Here is another way of proving the result, which is (was) similar to joriki's answer.
Let $A \subset \mathbb{R}$ be closed and bounded. If $A$ is a singleton, then we are done. As long as $A$ has a finite cardinality this argument holds. If $A$ has infinitely many elements, let $L=\sup A$, which exists since $A$ is compact and $\mathbb{R}$ is complete. The idea now is to construct a sequence in $A$ converging to $L$, from whence the claim would then follow. Take an $\epsilon > 0$, then there exists an $x_\epsilon \in A$ such that
$$\tag{1} L-\epsilon \le \ x_\epsilon \le L $$
by definition of the supremum.
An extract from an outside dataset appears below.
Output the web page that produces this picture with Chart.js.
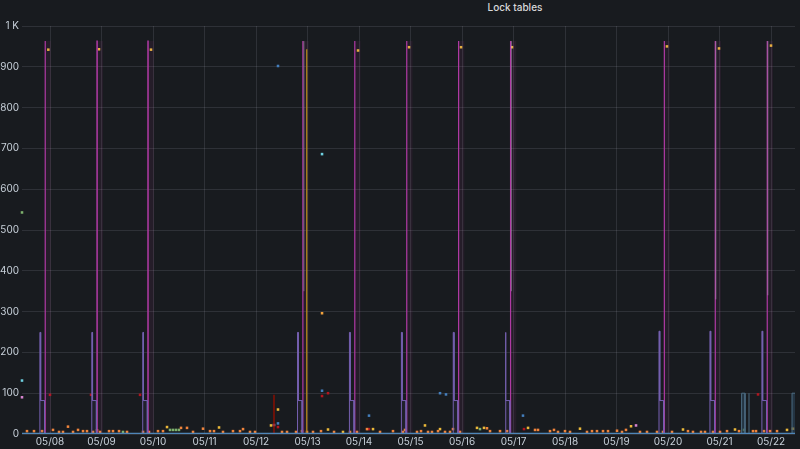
<!DOCTYPE html>
<html>
<head>
<meta charset="utf-8">
<script src="https://cdn.jsdelivr.net/npm/chart.js@4.4.1/dist/chart.umd.min.js"></script>
<style>
  html, body { margin: 0; padding: 0; background: #181b1f; }
  #wrap { position: relative; width: 800px; height: 449px; }
  #title { position: absolute; top: 1px; left: 0; width: 1030px; text-align: center;
           font: 500 10px "Inter", "Roboto", sans-serif; color: #d8d9da; }
  canvas { position: absolute; left: 0; top: 0; }
</style>
</head>
<body>
<div id="wrap">
  <div id="title">Lock tables</div>
  <canvas id="chart" width="800" height="449"></canvas>
</div>
<script>
// x values are days of May (8 = 05/08 00:00)
const dayTicks = [8, 9, 10, 11, 12, 13, 14, 15, 16, 17, 18, 19, 20, 21, 22];
const dayLabels = ["05/08", "05/09", "05/10", "05/11", "05/12", "05/13", "05/14", "05/15",
                   "05/16", "05/17", "05/18", "05/19", "05/20", "05/21", "05/22"];
const yTicks = [0, 100, 200, 300, 400, 500, 600, 700, 800, 900, 1000];

// nightly lock spikes (magenta)
const lockDays = [7.903, 8.911, 9.900, 12.906, 13.914, 14.923, 15.930, 16.939, 19.925, 20.914, 21.923];
const lockPeaks = [963, 963, 963, 963, 963, 963, 963, 963, 963, 963, 963];
// purple step just before each spike
const scanHigh = [249, 249, 249, 249, 249, 249, 249, 249, 252, 252, 252];
const scanMid = [82, 82, 82, 82, 82, 82, 82, 82, 82, 82, 82];
// yellow points near the top
const waitDays = [7.967, 8.951, 9.961, 13.981, 14.971, 15.981, 16.971, 19.980, 20.990, 22.000];
const waitValues = [942, 943, 942, 940, 948, 948, 948, 950, 945, 952];
// gold line on 05/13
const goldTimes = [12.985, 12.985];
const goldValues = [0, 943];
// pale lines hanging from the top
const paleDays = [12.93, 16.96, 20.93, 21.94];
const paleLow = [350, 350, 330, 340];
// dark red line on 05/12
const redLineTimes = [12.349, 12.349];
const redLineValues = [0, 96];

// small orange points along the bottom
const orangeTimes = [7.553, 7.689, 7.845, 8.058, 8.175, 8.252, 8.349, 8.447, 8.544, 8.641, 8.718, 8.835,
  8.913, 8.971, 9.146, 9.223, 9.340, 9.495, 9.806, 9.922, 10.097, 10.194, 10.544, 10.660, 10.777,
  10.971, 11.107, 11.184, 11.359, 11.553, 11.689, 11.748, 11.883, 11.981, 12.505, 12.602, 12.777,
  12.893, 12.990, 13.107, 13.262, 13.515, 13.825, 13.961, 14.155, 14.408, 14.660, 14.854, 14.893,
  15.126, 15.204, 15.340, 15.417, 15.534, 15.670, 15.767, 15.825, 15.961, 16.485, 16.544, 16.738,
  16.874, 17.418, 17.476, 17.709, 17.786, 17.864, 18.000, 18.097, 18.427, 18.524, 18.621, 18.738,
  18.835, 19.010, 19.107, 19.184, 19.456, 19.592, 19.786, 19.903, 20.078, 20.388, 20.485, 20.641,
  20.718, 20.874, 21.010, 21.146, 21.379, 21.650, 21.709, 21.864, 21.981, 22.117];
const orangeValues = [7, 7, 7, 10, 5, 5, 18, 5, 10, 7, 7, 5,
  9, 5, 7, 7, 7, 5, 5, 5, 7, 7, 15, 15, 5,
  13, 7, 7, 5, 7, 7, 12, 5, 5, 5, 5, 5,
  7, 5, 5, 7, 5, 5, 5, 12, 5, 7, 5, 10,
  5, 7, 5, 5, 7, 5, 5, 12, 5, 14, 7, 7,
  7, 10, 10, 7, 10, 5, 7, 5, 5, 7, 7, 7,
  7, 8, 5, 10, 5, 5, 5, 5, 5, 7, 5, 5,
  5, 5, 5, 7, 7, 7, 7, 7, 7, 7];
const yellowTimes = [10.272, 11.282, 12.291, 12.427, 13.398, 13.689, 14.272, 15.281, 15.573, 16.291,
  16.427, 17.282, 18.291, 19.282, 20.291, 21.301, 22.311, 22.427];
const yellowValues = [17, 16, 21, 60, 11, 5, 12, 21, 12, 15, 15, 15, 13, 19, 11, 11, 10, 13];
const greenTimes = [7.456, 9.417, 10.330, 10.388, 10.446, 10.504, 16.349, 21.476];
const greenValues = [543, 5, 10, 10, 10, 10, 12, 10];
const blueTimes = [12.427, 13.282, 14.194, 15.573, 15.689, 17.184, 12.427];
const blueValues = [902, 106, 45, 100, 97, 45, 26];
const lightBlueTimes = [7.456, 13.282];
const lightBlueValues = [131, 686];
const redTimes = [8.0, 8.796, 9.748, 13.282, 13.398, 12.427, 14.194, 17.204, 21.748];
const redValues = [96, 96, 96, 93, 100, 17, 12, 12, 97];
const pinkTimes = [7.456, 12.349, 19.379];
const pinkValues = [90, 22, 21];
const amberTimes = [13.282];
const amberValues = [296];
// steel bars at the right
const steelTimes = [21.429, 21.429, 21.495, 21.495, null, 21.573, 21.573, null, 22.408, 22.408, 22.466];
const steelValues = [0, 100, 100, 0, null, 0, 100, null, 0, 100, 100];
// baseline
const baseTimes = [7.456, 22.466];
const baseValues = [1, 1];

function pts(xs, ys) {
  return xs.map((x, i) => (x === null ? { x: xs[i - 1] + 0.001, y: null } : { x: x, y: ys[i] }));
}

function spikeShape(days, peaks, w) {
  const out = [];
  days.forEach((d, i) => {
    out.push({ x: d, y: 0 }, { x: d, y: peaks[i] }, { x: d + w, y: peaks[i] }, { x: d + w, y: 0 });
    out.push({ x: d + w + 0.001, y: null });
  });
  return out;
}

function stepShape(days, high, mid) {
  const out = [];
  days.forEach((d, i) => {
    out.push({ x: d - 0.1, y: 0 }, { x: d - 0.1, y: high[i] }, { x: d - 0.085, y: high[i] },
             { x: d - 0.085, y: mid[i] }, { x: d - 0.01, y: mid[i] }, { x: d - 0.01, y: 0 });
    out.push({ x: d, y: null });
  });
  return out;
}

function hangShape(days, low, top) {
  const out = [];
  days.forEach((d, i) => {
    out.push({ x: d, y: low[i] }, { x: d, y: top }, { x: d + 0.001, y: null });
  });
  return out;
}

function dots(label, xs, ys, color) {
  return { label: label, data: pts(xs, ys), showLine: false, pointStyle: "rect", clip: false,
           pointRadius: 1.8, pointBackgroundColor: color, pointBorderWidth: 0 };
}

const ctx = document.getElementById("chart").getContext("2d");
new Chart(ctx, {
  type: "scatter",
  data: {
    datasets: [
      { label: "base", data: pts(baseTimes, baseValues), showLine: true, pointRadius: 0,
        borderColor: "#4f86b8", borderWidth: 1.5 },
      { label: "shade", data: spikeShape(lockDays, lockPeaks, 0.12), showLine: true, pointRadius: 0,
        borderColor: "rgba(0,0,0,0)", borderWidth: 0, fill: "origin", backgroundColor: "rgba(186,67,169,0.08)" },
      { label: "scan", data: stepShape(lockDays, scanHigh, scanMid), showLine: true, pointRadius: 0,
        borderColor: "#7560b0", borderWidth: 1, fill: "origin", backgroundColor: "rgba(112,93,160,0.1)" },
      { label: "pale", data: hangShape(paleDays, paleLow, 963), showLine: true, pointRadius: 0,
        borderColor: "rgba(210,210,225,0.4)", borderWidth: 1 },
      { label: "lock", data: spikeShape(lockDays, lockPeaks, 0.006), showLine: true, pointRadius: 0,
        borderColor: "#b03aa5", borderWidth: 1.2 },
      { label: "gold", data: pts(goldTimes, goldValues), showLine: true, pointRadius: 0,
        borderColor: "#b8930a", borderWidth: 1.2 },
      { label: "redline", data: pts(redLineTimes, redLineValues), showLine: true, pointRadius: 0,
        borderColor: "#890f02", borderWidth: 1.5 },
      { label: "steel", data: pts(steelTimes, steelValues), showLine: true, pointRadius: 0,
        borderColor: "#4a6a80", borderWidth: 1, fill: "origin", backgroundColor: "rgba(45,70,90,0.6)" },
      dots("wait", waitDays, waitValues, "#eab839"),
      dots("orange", orangeTimes, orangeValues, "#ef843c"),
      dots("yellow", yellowTimes, yellowValues, "#eab839"),
      dots("green", greenTimes, greenValues, "#7eb26d"),
      dots("blue", blueTimes, blueValues, "#447ebc"),
      dots("lightblue", lightBlueTimes, lightBlueValues, "#6ed0e0"),
      dots("red", redTimes, redValues, "#b0161f"),
      dots("pink", pinkTimes, pinkValues, "#d683ce"),
      dots("amber", amberTimes, amberValues, "#f2a23c")
    ]
  },
  options: {
    responsive: false,
    animation: false,
    events: [],
    layout: { padding: { top: 26, right: 5, left: 0, bottom: 0 } },
    plugins: { legend: { display: false }, tooltip: { enabled: false } },
    scales: {
      x: {
        type: "linear",
        min: 7.456,
        max: 22.466,
        afterBuildTicks: (s) => { s.ticks = dayTicks.map((v) => ({ value: v })); },
        afterFit: (s) => { s.height = 15; },
        border: { display: false },
        grid: { color: "rgba(204,204,220,0.13)", drawTicks: false },
        ticks: {
          padding: 2,
          color: "#c7d0d9",
          font: { family: "Inter, Roboto, sans-serif", size: 10 },
          maxRotation: 0,
          autoSkip: false,
          callback: (v) => dayLabels[dayTicks.indexOf(v)]
        }
      },
      y: {
        min: 0,
        max: 1000,
        afterBuildTicks: (s) => { s.ticks = yTicks.map((v) => ({ value: v })); },
        afterFit: (s) => { s.width = 22; },
        border: { display: false },
        grid: { color: "rgba(204,204,220,0.13)", drawTicks: false },
        ticks: {
          padding: 3,
          color: "#c7d0d9",
          font: { family: "Inter, Roboto, sans-serif", size: 10 },
          callback: (v) => (v === 1000 ? "1 K" : v)
        }
      }
    }
  }
});
</script>
</body>
</html>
Since $\epsilon$ is arbitrary, we can take the limit as it approaches 0.
We would need to consider
$$
\underset{\epsilon \to 0}{\lim}\ L-\epsilon \le \underset{\epsilon \to 0}{\lim}\ x_\epsilon \le L
$$
We argue that there exists an $x_\epsilon$ which still belongs to $A$ for each $\epsilon$ chosen by asserting equation (1).
This gives us
$$L\le x_0 \leq L \quad \text{where} \quad x_0= \underset{\epsilon \to 0}{\lim}\ x_\epsilon $$
Thus
$$L \in A$$
Namely, $A$ contains $L=x_0$ since it is a limit point, and $A$ is closed.